The streets of the red-light district in Ipswich form a suitably bleak backdrop to the desperate transactions that take place there at night.

In the rain and cold yesterday evening, Sir Alf Ramsey Way, Constantine Road and Russell Road were eerily empty. Overshadowed by the bulk of the town's football club stadium, Portman Road, this industrial area is a collection of mundane, featureless roads - drab by day, and, women and clients aside, deserted at night.

After council workers drive out of the multi-storey car park, the prostitutes turn up to walk the empty streets, waiting for a kerb crawler to emerge. They meander through the playground on a small green, colourful in the sun but spooky under the shadows of harsh, orange street lights. Locals have objected to the condoms and detritus left behind. Community drugs teams have tried to convince the sex workers to seek help. But still, they return, unwilling or unable to earn money any other way. It was from these streets that five young women plied their trade, swapped stories and tried in vain to keep an eye out for each other. It was here - it would appear - that their killer or killers coaxed them to their deaths.

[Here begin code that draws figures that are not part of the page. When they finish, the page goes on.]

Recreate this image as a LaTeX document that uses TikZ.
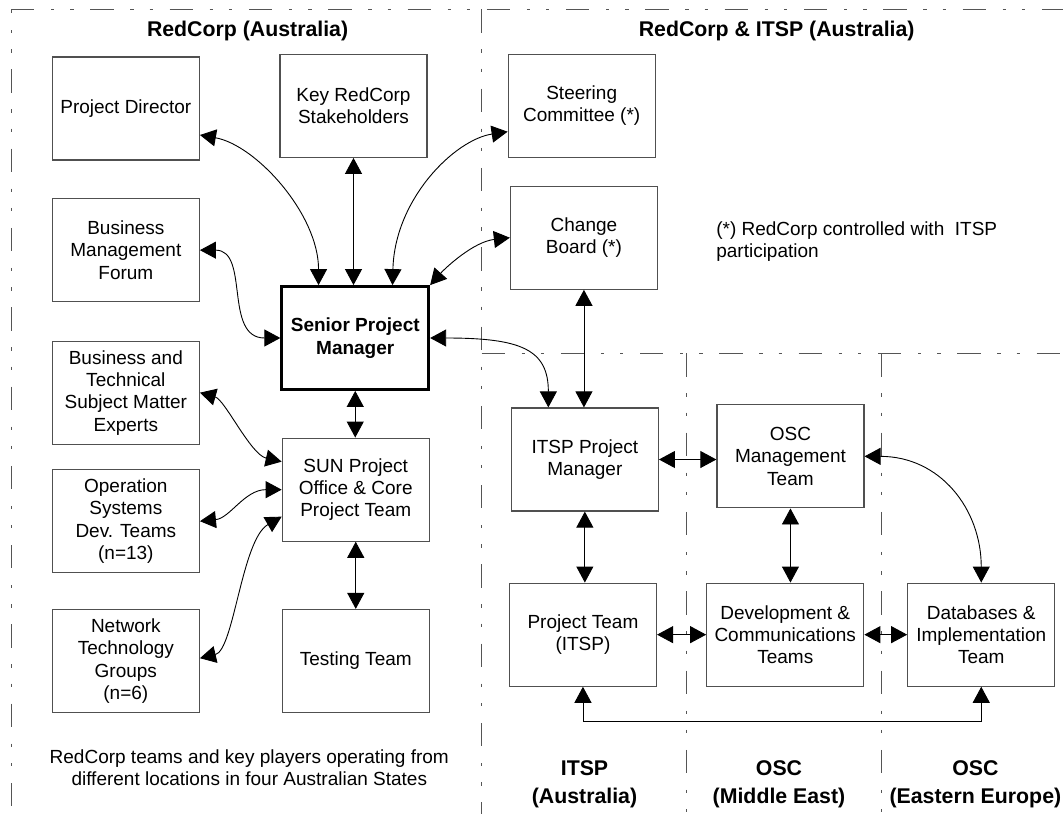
\documentclass[tikz,border=0pt]{standalone}
\usepackage{fontspec}
\setmainfont{Liberation Sans}
\usetikzlibrary{arrows.meta,calc}
\newcommand\myfn{\fontsize{19pt}{22.3pt}\selectfont}
\newcommand\myfh{\fontsize{21.3pt}{28.3pt}\selectfont\bfseries}
\definecolor{boxgray}{HTML}{505050}
\definecolor{dashgray}{HTML}{555555}
\tikzset{
  box/.style={draw=boxgray, line width=1.2pt, align=center, inner sep=0pt,
    minimum width=147pt, minimum height=103pt, font=\myfn},
  keybox/.style={box, draw=black, line width=2.8pt, font=\myfn\bfseries},
  head/.style={align=center, inner sep=0pt, font=\myfh},
  txt/.style={inner sep=0pt, font=\myfn},
  conn/.style={draw=black, line width=0.9pt,
    {Triangle[length=16pt,width=17pt]}-{Triangle[length=16pt,width=17pt]}},
  region/.style={draw=dashgray, line width=1pt,
    dash pattern=on 23.3pt off 16.7pt on 3.3pt off 16pt on 3.3pt off 16.7pt}
}
\begin{document}
\begin{tikzpicture}[x=1pt,y=-1pt]
\useasboundingbox (0,0) rectangle (1063,814);
\fill[white] (0,0) rectangle (1063,814);

% region borders
\coordinate (tl) at (11,9.3);
\coordinate (tr) at (1063,9.3);
\coordinate (bl) at (11,814);
\coordinate (dtop) at (481.5,9.3);
\coordinate (dbot) at (481.5,814);
\coordinate (hl) at (481.5,353.3);
\coordinate (hr) at (1063,353.3);
\coordinate (v1t) at (686.7,353.3);
\coordinate (v1b) at (686.7,814);
\coordinate (v2t) at (881.7,353.3);
\coordinate (v2b) at (881.7,814);
\draw[region] (tl) -- (tr);
\draw[region, dash phase=19.3pt] (tl) -- (bl);
\draw[region] (dtop) -- (dbot);
\draw[region] (hl) -- (hr);
\draw[region] (v1t) -- (v1b);
\draw[region] (v2t) -- (v2b);

% headings
\node[head] (h1) at (247.6,30.7) {RedCorp (Australia)};
\node[head] (h2) at (776.7,30.7) {RedCorp \& ITSP (Australia)};
\node[head] (l1) at (584.5,784) {ITSP\\(Australia)};
\node[head] (l2) at (779,784) {OSC\\(Middle East)};
\node[head] (l3) at (975.4,784) {OSC\\(Eastern Europe)};
\node[txt, anchor=west, align=left] (fn) at (716.1,241.7) {(*) RedCorp controlled with\ \ ITSP\\participation};
\node[txt, align=center] (bt) at (249.3,768) {RedCorp teams and key players operating from\\different locations in four Australian States};

% boxes
\node[box] (pd) at (125.85,108.5) {Project Director};
\node[box] (krs) at (353.5,105.8) {Key RedCorp\\Stakeholders};
\node[box] (sc) at (581.7,105.8) {Steering\\Committee (*)};
\node[box] (bmf) at (125.85,250.15) {Business\\Management\\Forum};
\node[box] (cb) at (583.95,237.7) {Change\\Board (*)};
\node[keybox] (spm) at (355.25,338) {Senior Project\\Manager};
\node[box] (bts) at (125.85,392.65) {Business and\\Technical\\Subject Matter\\Experts};
\node[box] (sun) at (355.75,489.65) {SUN Project\\Office \& Core\\Project Team};
\node[box] (ops) at (125.85,521.2) {Operation\\Systems\\Dev. Teams\\(n=13)};
\node[box] (ntg) at (125.85,661.2) {Network\\Technology\\Groups\\(n=6)};
\node[box] (tt) at (355.75,661) {Testing Team};
\node[box] (ipm) at (584.85,459.5) {ITSP Project\\Manager};
\node[box] (osc) at (790.45,456.35) {OSC\\Management\\Team};
\node[box] (pt) at (582.95,634.65) {Project Team\\(ITSP)};
\node[box, minimum width=157pt] (dev) at (785.25,634.65) {Development \&\\Communications\\Teams};
\node[box] (db) at (981.25,634.65) {Databases \&\\Implementation\\Team};

% connectors
\draw[conn] ($(pd.east)+(0,26.5)$) .. controls +(56,10) and +(0,-71) .. ($(spm.north)+(-36.7,0)$);
\draw[conn] (krs.south) -- (krs.south |- spm.north);
\draw[conn] ($(sc.west)+(0,25.9)$) .. controls +(-53,8) and +(2,-86) .. ($(spm.north)+(37.3,0)$);
\draw[conn] (cb.west) .. controls +(-36,4) and +(16,-18) .. (spm.north east);
\draw[conn] (bmf.east) .. controls +(50,0) and +(-57,0) .. (spm.west);
\draw[conn] (spm.east) .. controls +(91,0) and +(0,-58) .. ($(ipm.north)+(-36.5,0)$);
\draw[conn] (spm.south) -- (spm.south |- sun.north);
\draw[conn] (cb.south) -- (cb.south |- ipm.north);
\draw[conn] (bts.east) .. controls +(25,7) and +(-31,-7) .. ($(sun.west)+(0,-28)$);
\draw[conn] (ops.east) .. controls +(30,-3) and +(-37,0) .. (sun.west);
\draw[conn] ($(ntg.east)+(0,-3)$) .. controls +(34,-8) and +(-40,23) .. ($(sun.west)+(0,27)$);
\draw[conn] (sun.south) -- (sun.south |- tt.north);
\draw[conn] (ipm.east) -- (ipm.east -| osc.west);
\draw[conn] (ipm.south) -- (ipm.south |- pt.north);
\draw[conn] (osc.south) -- (osc.south |- dev.north);
\draw[conn] (osc.east) .. controls +(76,0) and +(0,-73) .. (db.north);
\draw[conn] (pt.east) -- (dev.west);
\draw[conn] (dev.east) -- (db.west);
\draw[conn] (pt.south) -- ($(pt.south)+(0,35)$) -| (db.south);
\end{tikzpicture}
\end{document}
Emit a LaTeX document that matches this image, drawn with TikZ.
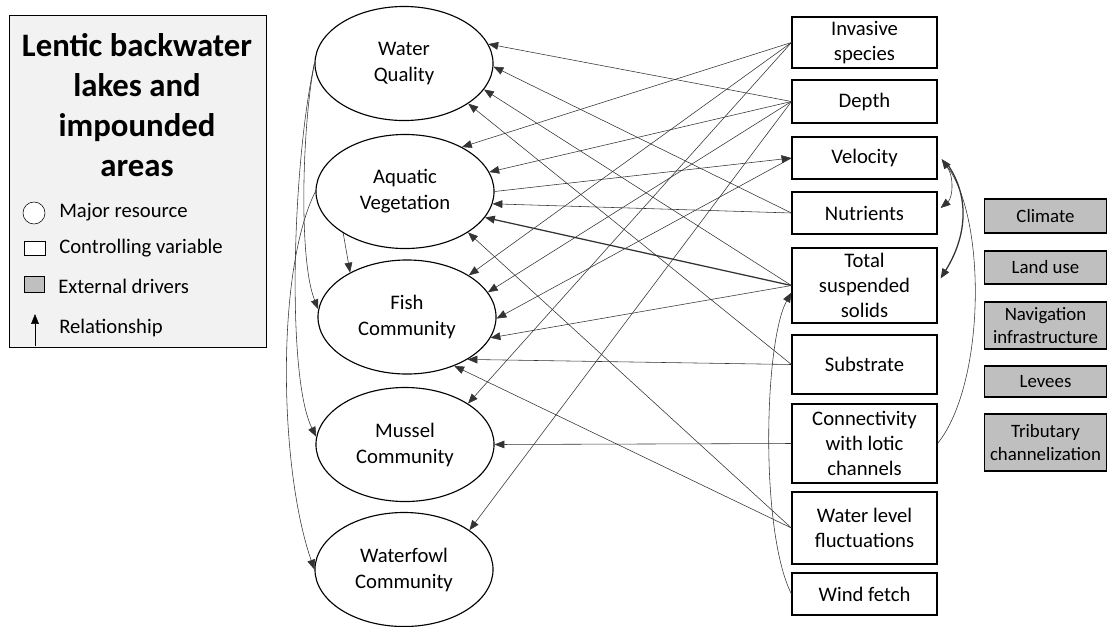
\documentclass[tikz,border=0pt]{standalone}
\usepackage{fontspec}
\setmainfont{Carlito}
\usetikzlibrary{arrows.meta,shapes.geometric,calc}
\tikzset{
    res/.style={draw, ellipse, line width=0.8pt, minimum width=4.45cm, minimum height=2.85cm, inner sep=0pt, align=center, font=\fontsize{14.7}{18.5}\selectfont},
    ctrl/.style={draw, line width=0.8pt, minimum width=3.625cm, inner sep=0pt, align=center, font=\fontsize{14.7}{17.8}\selectfont},
    drv/.style={draw, fill=black!25, line width=0.8pt, minimum width=3.05cm, inner sep=0pt, align=center, font=\fontsize{13.4}{16.5}\selectfont},
    keytext/.style={anchor=west, inner sep=0pt, font=\fontsize{14.7}{16}\selectfont},
    rel/.style={->, draw=black!80, line width=0.4pt},
}
\begin{document}
\begin{tikzpicture}[x=0.025cm, y=-0.025cm, >={Triangle[length=7pt,width=5.5pt]}]
\useasboundingbox (0,0) rectangle (1108,626);

% legend
\node[draw, fill=black!5, line width=0.6pt, minimum width=6.425cm, minimum height=8.3cm] (legend) at (137.5,181) {};
\node[align=center, font=\fontsize{23.3}{28.5}\selectfont\bfseries] (title) at (137,105) {Lentic backwater\\lakes and\\impounded\\areas};
\node[draw, circle, fill=white, minimum size=0.55cm, inner sep=0pt] (keyres) at (34,213) {};
\node[keytext] (keyrestxt) at (59,212) {Major resource};
\node[draw, fill=white, minimum width=0.525cm, minimum height=0.35cm, inner sep=0pt] (keyctrl) at (34.5,248) {};
\node[keytext] (keyctrltxt) at (59,248) {Controlling variable};
\node[draw, fill=black!25, minimum width=0.5cm, minimum height=0.4cm, inner sep=0pt] (keydrv) at (34,284) {};
\node[keytext] (keydrvtxt) at (58,286) {External drivers};
\coordinate (keytail) at (35,346);
\coordinate (keyhead) at (35,314);
\draw[->, line width=0.4pt] (keytail) -- (keyhead);
\node[keytext] (keyreltxt) at (59,328) {Relationship};

% major resources
\node[res] (wq) at (404,63.5) {Water\\Quality};
\node[res] (av) at (405,191.5) {Aquatic\\Vegetation};
\node[res] (fish) at (407,317) {Fish\\Community};
\node[res] (mussel) at (405,444.5) {Mussel\\Community};
\node[res] (fowl) at (404,569.5) {Waterfowl\\Community};

% controlling variables
\node[ctrl, minimum height=1.275cm] (invasive) at (864.5,42.5) {Invasive\\species};
\node[ctrl, minimum height=1.075cm] (depth) at (864.5,101.5) {Depth};
\node[ctrl, minimum height=1.05cm] (velocity) at (864.5,158) {Velocity};
\node[ctrl, minimum height=1.05cm] (nutrients) at (864.5,213) {Nutrients};
\node[ctrl, minimum height=1.875cm] (tss) at (864.5,285.5) {Total\\suspended\\solids};
\node[ctrl, minimum height=1.475cm] (substrate) at (864.5,364.5) {Substrate};
\node[ctrl, minimum height=1.975cm] (connect) at (864.5,443.5) {Connectivity\\with lotic\\channels};
\node[ctrl, minimum height=1.8cm] (waterlvl) at (864.5,528) {Water level\\fluctuations};
\node[ctrl, minimum height=1.05cm] (wind) at (864.5,594) {Wind fetch};

% external drivers
\node[drv, minimum height=0.85cm] (climate) at (1045.5,216) {Climate};
\node[drv, minimum height=0.825cm] (landuse) at (1045.5,267.5) {Land use};
\node[drv, minimum height=1.175cm] (navig) at (1045.5,325.5) {Navigation\\infrastructure};
\node[drv, minimum height=0.775cm] (levees) at (1045.5,381.5) {Levees};
\node[drv, minimum height=1.425cm] (tribut) at (1045.5,442.5) {Tributary\\channelization};

% water quality
\draw[rel] (depth.west) -- (wq.13);
\draw[rel] (nutrients.west) -- (wq.-2);
\draw[rel] (tss.west) -- (wq.-18);
\draw[rel] (substrate.west) -- (wq.-32);
% aquatic vegetation
\draw[rel] (invasive.west) -- (av.38);
\draw[rel] (depth.west) -- (av.13);
\draw[rel] (nutrients.west) -- (av.-8);
\draw[rel, line width=0.9pt] (tss.west) -- (av.-18);
\draw[rel] (waterlvl.west) -- (av.-33);
\draw[rel] (av.0) -- (velocity.west);
% fish
\draw[rel] (invasive.west) -- (fish.34);
\draw[rel] (depth.west) -- (fish.17);
\draw[rel] (velocity.west) -- (fish.-1);
\draw[rel] (tss.west) -- (fish.-14);
\draw[rel] (substrate.west) -- (fish.-35);
\draw[rel] (waterlvl.west) -- (fish.-46);
\draw[rel] (av.214) -- (fish.142);
% mussels and waterfowl
\draw[rel] (invasive.west) -- (mussel.33);
\draw[rel] (connect.west) -- (mussel.0);
\draw[rel] (depth.west) -- (fowl.31);

% curved links on the left
\draw[rel] (wq.west) .. controls +(-12,60) and +(-20,-50) .. (fish.175);
\draw[rel] (wq.west) .. controls +(-22,100) and +(-30,-60) .. (mussel.175);
\draw[rel] (av.west) .. controls +(-40,80) and +(-35,-100) .. (fowl.west);

% curved links on the right
\draw[rel] ($(velocity.east)+(6,5)$) .. controls +(12,10) and +(12,-10) .. ($(nutrients.east)+(3,-5)$);
\draw[rel, line width=0.9pt] ($(velocity.east)+(9,5)$) .. controls +(25,35) and +(25,-40) .. ($(tss.east)+(3,-7)$);
\draw[rel] (connect.east) .. controls +(48,-60) and +(45,60) .. ($(velocity.east)+(4,1)$);
\draw[rel] (wind.west) .. controls +(-32,-64) and +(-27,48) .. ($(tss.west)+(0,7)$);
\end{tikzpicture}
\end{document}
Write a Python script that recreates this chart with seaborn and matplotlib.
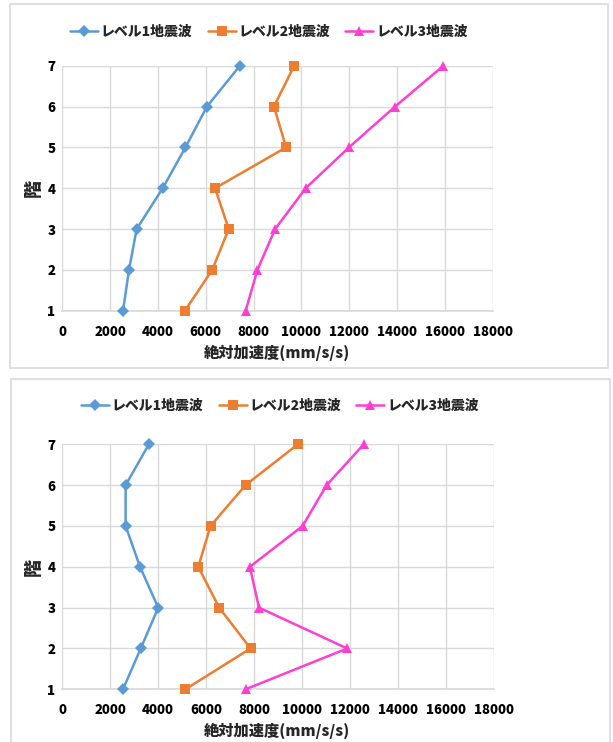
import numpy as np
import pandas as pd
import matplotlib
matplotlib.use("Agg")
import matplotlib.pyplot as plt
from matplotlib.patches import Rectangle
from matplotlib.lines import Line2D
import seaborn as sns

# Floors and peak absolute acceleration (mm/s/s) per seismic level
floors = [1, 2, 3, 4, 5, 6, 7]
levels = ["レベル1地震波", "レベル2地震波", "レベル3地震波"]

case_a_level1 = [2540, 2790, 3110, 4200, 5150, 6050, 7430]
case_a_level2 = [5130, 6270, 6960, 6390, 9360, 8850, 9700]
case_a_level3 = [7670, 8160, 8900, 10180, 11990, 13920, 15940]

case_b_level1 = [2530, 3270, 4000, 3240, 2640, 2640, 3610]
case_b_level2 = [5130, 7850, 6540, 5670, 6180, 7640, 9820]
case_b_level3 = [7640, 11880, 8200, 7820, 10020, 11020, 12570]

x_ticks = [0, 2000, 4000, 6000, 8000, 10000, 12000, 14000, 16000, 18000]
y_ticks = floors
x_label = "絶対加速度(mm/s/s)"
y_label = "階"

colors = {levels[0]: "#5B9BD5", levels[1]: "#ED7D31", levels[2]: "#FF3FD2"}
markers = {levels[0]: "D", levels[1]: "s", levels[2]: "^"}
marker_sizes = {levels[0]: 6, levels[1]: 7, levels[2]: 7.5}

sns.set_theme(style="white")
plt.rcParams["font.family"] = ["Noto Sans CJK JP", "DejaVu Sans"]
plt.rcParams["font.weight"] = "bold"

W, H = 613, 742
fig = plt.figure(figsize=(W / 100, H / 100), dpi=100)


def fx(px):
    return px / W


def fy(py):
    return 1 - py / H


def build_frame(series):
    rows = []
    for lvl, vals in zip(levels, series):
        for f, v in zip(floors, vals):
            rows.append({"level": lvl, "floor": f, "accel": v})
    return pd.DataFrame(rows)


def draw_panel(series, box, ax_px, legend_y, legend_x):
    # panel frame
    x0, y0, x1, y1 = box
    fig.patches.append(Rectangle((fx(x0), fy(y1)), fx(x1 - x0), (y1 - y0) / H,
                                 transform=fig.transFigure, fill=False,
                                 edgecolor="#D9D9D9", linewidth=1.2,
                                 zorder=-5))
    left, top, right, bottom = ax_px
    ax = fig.add_axes([fx(left), fy(bottom), fx(right - left), (bottom - top) / H])
    ax.set_zorder(2)
    ax.set_facecolor("none")
    df = build_frame(series)
    for lvl in levels:
        sub = df[df["level"] == lvl]
        sns.lineplot(data=sub, x="accel", y="floor", orient="y", sort=True,
                     color=colors[lvl], marker=markers[lvl],
                     markersize=marker_sizes[lvl], markeredgewidth=0,
                     linewidth=1.8, ax=ax, legend=False, zorder=3)
    for ln in ax.lines:
        ln.set_clip_on(False)
    ax.set_xlim(x_ticks[0], x_ticks[-1])
    ax.set_ylim(y_ticks[0], y_ticks[-1])
    ax.set_xticks(x_ticks)
    ax.set_yticks(y_ticks)
    ax.grid(True, color="#D9D9D9", linewidth=1.0)
    ax.set_axisbelow(True)
    for s in ["top", "right", "left"]:
        ax.spines[s].set_visible(False)
    ax.spines["bottom"].set_color("#D9D9D9")
    ax.tick_params(axis="both", length=0, labelsize=9.5, colors="black")
    ax.tick_params(axis="x", pad=10)
    ax.tick_params(axis="y", pad=5)
    for t in ax.get_xticklabels() + ax.get_yticklabels():
        t.set_fontweight("heavy")
    ax.set_xlabel("")
    ax.set_ylabel("")
    # axis titles
    fig.text(fx(277), fy(bottom + 42), x_label, ha="center",
             va="center", fontsize=11, fontweight="heavy")
    fig.text(fx(33), fy((top + bottom) / 2), y_label, ha="center", va="center",
             rotation=90, fontsize=13, fontweight="heavy")
    handles = [Line2D([0], [0], color=colors[l], marker=markers[l],
                      markersize=marker_sizes[l], markeredgewidth=0,
                      linewidth=1.8) for l in levels]
    fig.legend(handles, levels, loc="center", ncol=3, frameon=False,
               bbox_to_anchor=(fx(legend_x), fy(legend_y)),
               prop={"size": 10, "weight": "heavy"}, handlelength=2.0,
               columnspacing=1.1, handletextpad=0.2)
    return ax


draw_panel([case_a_level1, case_a_level2, case_a_level3],
           (10, 4, 608, 368), (62.3, 65.7, 492.7, 310.7), 32, 269)
draw_panel([case_b_level1, case_b_level2, case_b_level3],
           (11, 379, 610, 760), (62.3, 444.3, 494.0, 689.3), 406, 280)

fig.savefig("out.png", dpi=100)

After the first two bodies were discovered, they defied the killer as they had defied the local community and drugs teams before. They had little choice but to play Russian roulette with their lives, they insisted. Despite their fears that it was "a regular punter'' preying on them, one by one, drug addiction drove them back to their patch, they explained.

But last night they were staying away. It remains to be seen how long terror will triumph over addiction.